I found an interesting phenomenon while modelling an explosion source (m_xx=m_zz=1, m_xz=0) with Specfem2D with a Dirac source-time function.
With a filter of 0.3-3Hz amplitudes appear in the seismogram after the P-wave. Their time difference would suggest, that they are related to S-waves, which I didn’t expect for an explosion source. With a lower filtering and by using a different source-time function (e.g. Ricker) those amplitudes disappear for the same model.
I was wondering whether this is a common behavior of modelling with Specfem2D, that in higher frequencies especially S-waves pattern appear due to the Dirac source time function?
Do you have a suggestion, how to choose the filter in general in order to supress non-physical patterns related to the Dirac source-time function?
Below I provided a figure with a representation of the model I used, (homogeneous, v_p=3000m/s, v_p/v_s=1.76) and the resulting seismogram for a simulation with different source models (explosion vs. horizontal fracture) and source-time functions (Dirac vs. Ricker).
This behavior is often seen, with any method, when the grid size is too coarse to resolve the relevant wavelengths of the problem. In practice, you should make sure the ratio of element size to minimum wavelength (here \lambda= v_p/(3 Hz )=1000 m ) is <1.

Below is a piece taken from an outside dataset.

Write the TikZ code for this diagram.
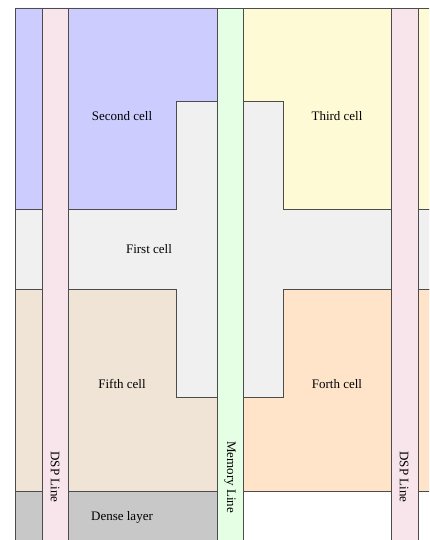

The dominant frequency of your Ricker seems ~1 Hz, thus it has little power at 3 Hz, it’s dominated by wavelengths \approx 3000 m and thus better resolved.
thank you very much for your fast answer!
Is it possible, that it is still related to a different problem?
I chose a gridsize dx of 280m and therefore the ratio of dx/lambda <1. I think with nearly 4 elements (around 15 GLL points) per wavelength the grid shouldn’t be too coarse, right?
Sorry, \lambda_{min} depends on v_s, not v_p as I wrote before. It is 580 m, not 1000 m.
Still, you have about 2 elements per \lambda_{min} which seems fine. I was not aware this issue could appear at such values of \lambda_{min}/\Delta x.
Note also that a Dirac source exacerbates the issue. Far-field velocity is proportional to seismic moment acceleration. Thus, if your moment rate function is a Dirac, the velocity spectrum increases proportionally to frequency. Thus it is dominated by the highest frequencies, the least well resolved. That is challenging for any numerical method. Real sources (e.g. earthquakes) have a steep spectral decay at high frequencies. If you convolve your simulated seismograms with a realistic source time function, the artificial S wave will be substantially damped.